Fixing a Forest after Fire: Protecting Habitat and Homes

July 7, 2023

Eugene Wier stands on the south bank of Bear Creek near the city of Talent, Oregon. His attention is focused north, across the creek, on signs of rebirth and regrowth amid a damaged landscape. An acorn woodpecker is resting on a burned tree trunk. Green shoots of black cottonwood and Oregon ash are pushing up through charred earth cleared of invasive blackberry bushes.

With a grant from the Oregon Watershed Enhancement Board, The Freshwater Trust (TFT) is completing a 47-acre restoration project along Bear Creek between Ashland and Phoenix. The land was severely burned in the 2020 Almeda Fire.

The goal of the restoration project is two-fold: remove burned debris to increase community safety and landscape manageability and replant native vegetation to increase diversity and resilience for long-term land and water habitat benefits.

Staff assess impacts of the Almeda Fire along Bear Creek

Hundreds of burned trees left behind after the fire posed a threat to community safety. Instead of removing them in whole, TFT piloted a new method to remove the most dangerous parts of the trees’ upper stories while leaving in place the standing burned trunks. The woody materials left behind, called snags, have a natural, ecological function.

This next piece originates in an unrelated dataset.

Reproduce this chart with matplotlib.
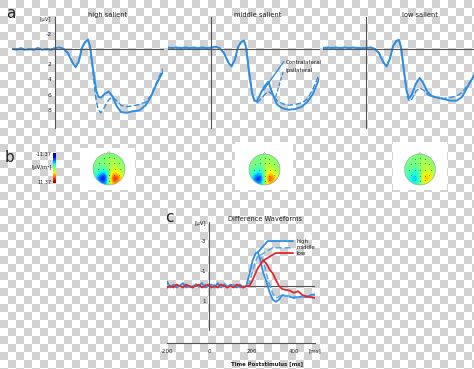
import numpy as np
import matplotlib.pyplot as plt
from matplotlib.colors import ListedColormap
from matplotlib.patches import Circle, Rectangle

# ---- data -------------------------------------------------------------
# panel a : ERPs (uV, negative up), time in ms
t_a = [-200, -180, -160, -140, -120, -100, -80, -60, -40, -20,
       0, 20, 40, 60, 80, 95, 110, 125, 140, 152,
       162, 175, 190, 200, 212, 230, 248, 265, 285, 305,
       330, 360, 390, 420, 445, 470, 500]
high_contra = [0.0, 0.1, -0.1, 0.1, 0.0, 0.1, -0.1, 0.1, 0.0, 0.1,
               -0.1, -0.2, 0.0, 0.6, 1.8, 2.4, 1.6, -0.2, -0.9, -1.2,
               -0.3, 2.5, 5.4, 6.3, 6.4, 5.9, 5.6, 6.2, 7.5, 8.3,
               8.4, 8.2, 8.1, 7.4, 6.2, 4.6, 3.0]
high_ipsi = [0.0, 0.0, -0.1, 0.1, 0.1, 0.0, -0.1, 0.0, 0.1, 0.0,
             -0.1, -0.2, 0.0, 0.5, 1.7, 2.3, 1.5, -0.3, -1.0, -1.3,
             -0.2, 3.0, 6.8, 8.0, 8.4, 7.6, 6.7, 6.3, 6.8, 7.4,
             7.6, 7.5, 7.3, 7.0, 6.1, 4.4, 2.6]
mid_contra = [-0.2, -0.1, -0.2, -0.1, -0.2, -0.1, -0.2, -0.1, -0.2, -0.1,
              -0.2, -0.3, -0.1, 0.6, 1.8, 2.3, 1.4, -0.3, -0.9, -1.1,
              -0.2, 2.8, 5.8, 6.8, 6.9, 5.8, 4.9, 4.3, 5.9, 7.3,
              7.8, 8.0, 7.9, 7.6, 7.0, 6.0, 4.0]
mid_ipsi = [-0.1, -0.2, -0.1, -0.2, -0.1, -0.2, -0.1, -0.2, -0.1, -0.2,
            -0.1, -0.3, -0.1, 0.5, 1.7, 2.2, 1.4, -0.3, -1.0, -1.2,
            -0.3, 3.0, 6.0, 6.6, 7.1, 6.6, 6.0, 5.6, 6.0, 6.8,
            7.2, 7.4, 7.3, 7.1, 6.6, 5.4, 3.4]
low_contra = [-0.1, -0.2, -0.1, -0.2, -0.1, -0.2, -0.1, -0.2, -0.1, -0.1,
              -0.1, -0.2, 0.0, 0.6, 1.8, 2.3, 1.3, -0.4, -1.0, -1.2,
              -0.2, 2.8, 5.8, 6.5, 6.0, 4.6, 3.8, 4.5, 5.7, 6.2,
              6.4, 6.6, 6.8, 6.8, 6.3, 5.0, 3.5]
low_ipsi = [-0.2, -0.1, -0.2, -0.1, -0.2, -0.1, -0.2, -0.1, -0.2, -0.1,
            -0.1, -0.2, 0.0, 0.5, 1.7, 2.2, 1.3, -0.4, -1.1, -1.3,
            -0.3, 3.0, 6.2, 6.9, 6.6, 5.6, 5.1, 5.4, 6.0, 6.3,
            6.4, 6.5, 6.4, 6.2, 5.7, 4.8, 3.5]
titles_a = ["high salient", "middle salient", "low salient"]
yticks_a = [-2, 2, 4, 6, 8]

# panel b : topographies (uV/m^2), 7x7 grid, top row = front of head
cb_lim = 11.37
topo_high = [[0, 0, 0, 0, 0, 0, 0],
             [0, 0, 0, 1, 1, 1, 0],
             [0, 0, 0, 1, 2, 1, 0],
             [-1, -1, -2, 0, 3, 2, 1],
             [-1, -3, -5, 0, 5, 3, 1],
             [-2, -9, -11, 0, 11, 9, 2],
             [-1, -4, -6, 0, 6, 4, 1]]
topo_mid = [[0, 0, 0, 0, 0, 0, 0],
            [0, 0, 0, 1, 1, 1, 0],
            [0, 0, -1, 1, 2, 1, 0],
            [-1, -1, -2, 0, 3, 2, 1],
            [-1, -3, -5, 0, 5, 3, 1],
            [-2, -8, -10, 0, 9, 7, 2],
            [-1, -4, -5, 0, 5, 4, 1]]
topo_low = [[0, 0, 0, 0, 0, 0, 0],
            [0, 0, 0, 1, 1, 1, 0],
            [0, 0, -1, 1, 2, 1, 0],
            [-1, -1, -2, 0, 2, 2, 1],
            [-1, -2, -3, 0, 4, 3, 1],
            [-1, -4, -5, 0, 6, 5, 1],
            [-1, -2, -3, 0, 3, 2, 1]]
elec_x = [-0.3, 0, 0.3, -0.6, -0.3, 0, 0.3, 0.6, -0.7, -0.35, 0, 0.35, 0.7,
          -0.6, -0.3, 0, 0.3, 0.6, -0.3, 0, 0.3]
elec_y = [-0.7, -0.75, -0.7, -0.35, -0.4, -0.4, -0.4, -0.35, 0, 0, 0, 0, 0,
          0.35, 0.4, 0.4, 0.4, 0.35, 0.7, 0.75, 0.7]

# panel c : difference waveforms
t_c = [-200, -185, -170, -155, -140, -125, -110, -95, -80, -65,
       -50, -35, -20, -5, 10, 25, 40, 55, 70, 85,
       100, 115, 130, 145, 160, 175, 190, 205, 220, 230,
       240, 255, 270, 285, 300, 315, 330, 345, 360, 380,
       400, 420, 440, 460, 480, 500]
high_diff = [-0.3, 0.1, -0.1, 0.1, 0.0, -0.2, 0.1, 0.0, 0.1, -0.1,
             0.0, -0.2, 0.1, 0.0, -0.1, 0.1, -0.2, 0.1, -0.1, 0.1,
             -0.1, 0.0, 0.1, -0.1, 0.1, 0.0, -0.8, -1.7, -2.2, -2.25,
             -1.8, -0.9, -0.3, 0.4, 0.9, 1.05, 0.9, 0.6, 0.65, 0.7,
             0.8, 0.75, 0.7, 0.75, 0.6, 0.55]
mid_diff = [-0.1, 0.0, 0.1, -0.1, 0.1, 0.0, -0.1, 0.1, 0.0, -0.2,
            0.1, 0.0, -0.1, 0.1, 0.0, -0.1, 0.1, 0.0, -0.2, 0.0,
            0.1, -0.1, 0.0, 0.1, 0.0, -0.1, -0.2, -1.0, -1.7, -1.95,
            -2.05, -1.7, -0.8, -0.1, 0.5, 0.8, 0.7, 0.6, 0.65, 0.7,
            0.7, 0.75, 0.7, 0.65, 0.7, 0.6]
low_diff = [0.1, 0.0, 0.1, -0.1, 0.0, 0.1, -0.1, 0.0, 0.1, 0.0,
            -0.1, 0.1, 0.0, -0.1, 0.1, 0.0, 0.1, -0.1, 0.0, 0.1,
            0.0, 0.1, -0.1, 0.0, 0.1, 0.0, 0.0, -0.4, -0.9, -1.2,
            -1.4, -1.7, -1.5, -1.1, -0.85, -0.4, 0.0, 0.2, 0.25, 0.3,
            0.45, 0.35, 0.6, 0.7, 0.75, 0.8]
diff_names = ["high", "middle", "low"]

# ---- figure -----------------------------------------------------------
W, H = 474, 369
blue = "#2e8ee0"
lblue = "#55aaea"
red = "#e3262b"
axc = "#555555"
txt = "#222222"
fs = 4.8      # titles
fs_s = 4.0    # small labels

fig = plt.figure(figsize=(W / 100, H / 100), dpi=100)

def box(x0, y0, x1, y1):
    # pixel box (top-left origin) -> figure fraction
    return [x0 / W, 1 - y1 / H, (x1 - x0) / W, (y1 - y0) / H]

# checkerboard background
bg = fig.add_axes([0, 0, 1, 1], zorder=0)
ny, nx = H // 8 + 1, W // 8 + 1
yy, xx = np.indices((ny, nx))
bg.imshow((yy + xx) % 2 == 0, cmap=ListedColormap(["white", "#d2d2d2"]),
          extent=(0, nx * 8, ny * 8, 0), interpolation="nearest", aspect="auto")
bg.set_xlim(0, W)
bg.set_ylim(H, 0)
bg.axis("off")

def clean(ax, lsize):
    ax.patch.set_visible(False)
    for s in ["top", "right"]:
        ax.spines[s].set_visible(False)
    for s in ["left", "bottom"]:
        ax.spines[s].set_color(axc)
        ax.spines[s].set_linewidth(0.8)
    ax.tick_params(length=0, labelsize=lsize, labelcolor=txt, pad=2.5)

# ---- panel a ----
bg.text(11, 14, "a", fontsize=11, color="#222", ha="center", va="center")
series_a = [(high_contra, high_ipsi), (mid_contra, mid_ipsi), (low_contra, low_ipsi)]
x_starts = [12, 168, 323]
title_x = [108, 258, 420]
for i, (contra, ipsi) in enumerate(series_a):
    ax = fig.add_axes(box(x_starts[i], 17, x_starts[i] + 151, 128), zorder=2)
    clean(ax, 4.4)
    ax.plot(t_a, contra, color=blue, lw=1.4)
    ax.plot(t_a, ipsi, color=blue, lw=1.0, ls=(0, (4, 1.8)))
    ax.set_xlim(-200, 500)
    ax.set_ylim(10.4, -4.2)
    ax.spines["left"].set_position(("data", 0))
    ax.spines["bottom"].set_position(("data", 0))
    ax.set_xticks([])
    if i == 0:
        ax.set_yticks(yticks_a)
        ax.set_yticklabels([str(v) for v in yticks_a])
        bg.text(51, 19, "[\u00b5V]", fontsize=fs_s, color=txt, ha="right", va="center")
    else:
        ax.set_yticks([])
    bg.text(title_x[i], 15, titles_a[i], fontsize=fs, color=txt, ha="center", va="center")
    if i == 1:
        # leaders to the legend labels
        ax.plot([243, 336], [5.4, 1.7], color=blue, lw=1.0)
        ax.plot([299, 336], [6.3, 2.8], color=blue, lw=0.9, ls=(0, (3, 1.5)))
        ax.text(345, 1.8, "Contralateral", fontsize=fs_s, color=txt, va="center")
        ax.text(345, 2.8, "Ipsilateral", fontsize=fs_s, color=txt, va="center")

# ---- panel b ----
bg.text(10, 158, "b", fontsize=11, color="#222", ha="center", va="center")
cax = fig.add_axes(box(53, 153, 56, 183), zorder=2)
cax.imshow(np.linspace(-cb_lim, cb_lim, 100).reshape(-1, 1), cmap="jet",
           vmin=-cb_lim, vmax=cb_lim, aspect="auto")
cax.axis("off")
bg.text(52, 154, "-%.2f" % cb_lim, fontsize=3.6, color=txt, ha="right", va="center")
bg.text(52, 168, "[\u00b5V/m\u00b2]", fontsize=3.9, color=txt, ha="right", va="center")
bg.text(52, 183, "%.2f" % cb_lim, fontsize=3.6, color=txt, ha="right", va="center")

rects = [(80, 148, 135, 190), (235, 142, 293, 190), (393, 142, 447, 190)]
heads = [(109, 169, 16), (264.5, 169.5, 15.5), (420, 169.5, 15.5)]
for grid, (rx0, ry0, rx1, ry1), (cx, cy, r) in zip([topo_high, topo_mid, topo_low], rects, heads):
    bg.add_patch(Rectangle((rx0, ry0), rx1 - rx0, ry1 - ry0, facecolor="white", edgecolor="none"))
    hx = fig.add_axes(box(cx - 1.15 * r, cy - 1.15 * r, cx + 1.15 * r, cy + 1.15 * r), zorder=2)
    im = hx.imshow(np.array(grid, float), cmap="jet", vmin=-cb_lim, vmax=cb_lim,
                   extent=(-1, 1, 1, -1), interpolation="bicubic")
    im.set_clip_path(Circle((0, 0), 1, transform=hx.transData))
    hx.add_patch(Circle((0, 0), 1, fill=False, edgecolor="#999", lw=0.4))
    hx.plot([-0.1, 0, 0.1], [-0.99, -1.1, -0.99], color="#999", lw=0.4)
    hx.scatter(elec_x, elec_y, s=0.4, color="#333", alpha=0.5, lw=0)
    hx.set_xlim(-1.15, 1.15)
    hx.set_ylim(1.15, -1.15)
    hx.axis("off")

# ---- panel c ----
bg.text(169, 218, "c", fontsize=11, color="#222", ha="center", va="center")
bg.text(265, 219, "Difference Waveforms", fontsize=fs, color=txt, ha="center", va="center")
bg.text(267, 364, "Time Poststimulus [ms]", fontsize=3.9, color=txt, ha="center",
        va="center", fontweight="bold")
bg.text(206, 224, "[\u00b5V]", fontsize=fs_s, color=txt, ha="right", va="center")

ax = fig.add_axes(box(167, 222, 315, 343), zorder=2)
clean(ax, 4.0)
ax.set_xlim(-200, 500)
ax.set_ylim(3.8, -4.27)
ax.spines["left"].set_position(("data", 0))
ax.spines["left"].set_bounds(-4.27, 2.93)
ax.axhline(0, color=axc, lw=0.8)
ax.set_xticks([-200, 0, 200, 400, 500])
ax.set_xticklabels(["-200", "0", "200", "400", "[ms]"])
ax.set_yticks([-3, -1, 1])
ax.set_yticklabels(["-3", "-1", "1"])
ax.tick_params(axis="x", pad=4)

diffs = [high_diff, mid_diff, low_diff]
styles = [(blue, "-", 1.3), (lblue, (0, (4, 1.8)), 1.1), (red, "-", 1.3)]
elbow_t = [276, 300, 314]
label_y = [-3.0, -2.55, -2.2]
for d, (c, ls, lw), et, ly, name in zip(diffs, styles, elbow_t, label_y, diff_names):
    ax.plot(t_c, d, color=c, ls=ls, lw=lw)
    k = int(np.argmin(d))
    ax.plot([t_c[k], et, 395], [d[k], ly, ly], color=c, ls=ls, lw=lw)
    ax.text(412, ly, name, fontsize=fs_s, color=txt, va="center")

fig.savefig("out.png", dpi=100)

“By creating ‘safe snags,’ we reduced the risk of injury or damage to property while retaining the parts of the tree that provide long-term floodplain and wildlife benefits,” said Eugene Wier, a Restoration Program Manager at The Freshwater Trust.

People cutting off burned crown of tree and large tree limbs

These snags will be made safe by removing the crowns, but getting them there is dangerous work

In April and May 2023, TFT and restoration partners removed the hazardous dead tree crowns while retaining the main trunks, larger logs and root masses that provide significant benefit to cavity-nesting birds such as acorn woodpeckers, Northern flickers, and wood ducks as well as bats.

“This approach strikes a balance between wildlife habitat and community safety and manageability,” said Wier.

"Safe snags" tree trunks with woodpecker

With the area stabilized, TFT and partners will next focus on replanting the streambanks with long-lived species such as black oak, cottonwood, big leaf maple, Oregon ash, and Ponderosa pine. These hearty native trees not only help the existing plant community recover but also make the plant community stronger to resist future disturbance.

“There is a huge need to increase the diversity and cover of native species after the wildfire,” said Wier.

In the fall of 2023, TFT will replant approximately 7,000 native trees and shrubs within 20 acres of the 47-acre site to increase density of the streamside forest in key areas identified by a post-fire vegetation assessment.

This restoration along Bear Creek’s north bank will complement restoration along 22 acres on the south bank that TFT has completed over the past three years. The south bank projects focused on growing riparian forests whose shade cast shadows over the water to block sunlight and reduce thermal load. Native fish need these cool-water habitats to survive.

“Twenty acres may not sound like much, but when stretched over a 50-foot-wide stream buffer it can equal miles of restored streambank,” said Wier.

Revegetation projects along the south bank are part of the City of Ashland’s water quality trading (WQT) program, where municipalities use natural infrastructure techniques, such as streamside plantings or the building of wetlands, to offset the water quality impacts of treating and discharging wastewater on native fish. This is done with the goal of staying in compliance with the Clean Water Act.

Ashland’s WQT program also is helping bring immediate restoration to priority locations after the fire, and it has served as a catalyst for additional investment into the region by helping secure funding from additional state and federal sources, including the U.S. EPA, Federal Emergency Management Agency (FEMA), Oregon Watershed Enhancement Board, and Jackson County, Oregon.

“Like a healthy ecosystem made of diverse species in a complex landscape, so too a watershed-wide restoration effort needs a diverse set of funders and integrated objectives working together to realize the desired outcome,” said Wier. “We look at restoration through a wide lens and implement actions designed to build resilience broadly. A big vision and multiple funding sources are knitted together.”

“This isn’t just about fish and wildlife habitat, or water quality, it’s about community protection, equal access to nature and water, recreation opportunities, and building a resilient landscape in which our community can prosper.”